Several Democrats supported trade promotion authority in the Senate Finance Committee already. They were Ron Wyden of Oregon, Maria Cantwell of Washington, Ben Cardin of Maryland, Bill Nelson of Florida, Tom Carper of Delaware, Mark Warner of Virginia and Michael Bennet of Colorado.
But those senators and others are facing pressure to insist that the Senate couple trade promotion authority with several Democratic priorities — including Trade Adjustment Assistance, which aids workers displaced by international trade. They’re also asking for a customs bill and an extension of trade preferences for African countries to be included.
“My expectation is there will be at least 41 people who say all four bills need to go together,” said Sen. Sherrod Brown, an Ohio Democrat who opposes trade promotion authority. “It would be a tragedy if TPA gets to the President’s desk with no help for workers and with no enforcement mechanisms and that’s what Sen.
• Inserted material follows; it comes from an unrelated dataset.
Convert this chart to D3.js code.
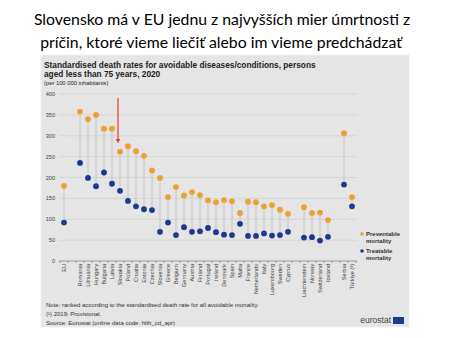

McConnell apparently wants to do.”
Lumping in those Democratic priorities, though, complicates the math on the Republican side, where there is much stronger ideological support for free trade.
The influential conservative group Heritage Action’s chief executive officer, Michael Needham, said Monday that majority Republicans should block any efforts to link the two.
“Heritage Action has always been a free trade organization, but free-market conservatives are understandably split on this president’s request for fast track authority,” Needham said. “Including an egregiously ineffective welfare program in a bill intended to promote trade will only exacerbate the problem. Conservatives should oppose any effort to combine these two bills.”
Senate Finance Committee Chairman Orrin Hatch, the Utah Republican who sponsored the trade promotion authority measure along with Wyden and House Ways and Means Committee Chairman Paul Ryan, offered a harsh assessment of Democrats who oppose allowing the bill to move forward.
“It’d be the stupidest thing they could do, because this is the President’s prime bill. I’m willing to give it to him. I’m willing to do everything in my power to get it there,” Hatch said.
But, he said, there’s no compromise that could come before Tuesday’s vote that would result in all four trade bills being rolled up together.
“That isn’t going to happen. If it happens, it’s over,” he said.
McConnell, a Kentucky Republican, is lobbying hard for the trade bill, warning on the Senate floor Monday that blocking it would be a “mistake.”
The Kentucky Republican said it’s “already a strong bill, and we’ll have an amendment process on the floor that will allow members an opportunity to advance their priorities.”
“It’s incredibly important for American workers that we pass this bill,” McConnell said.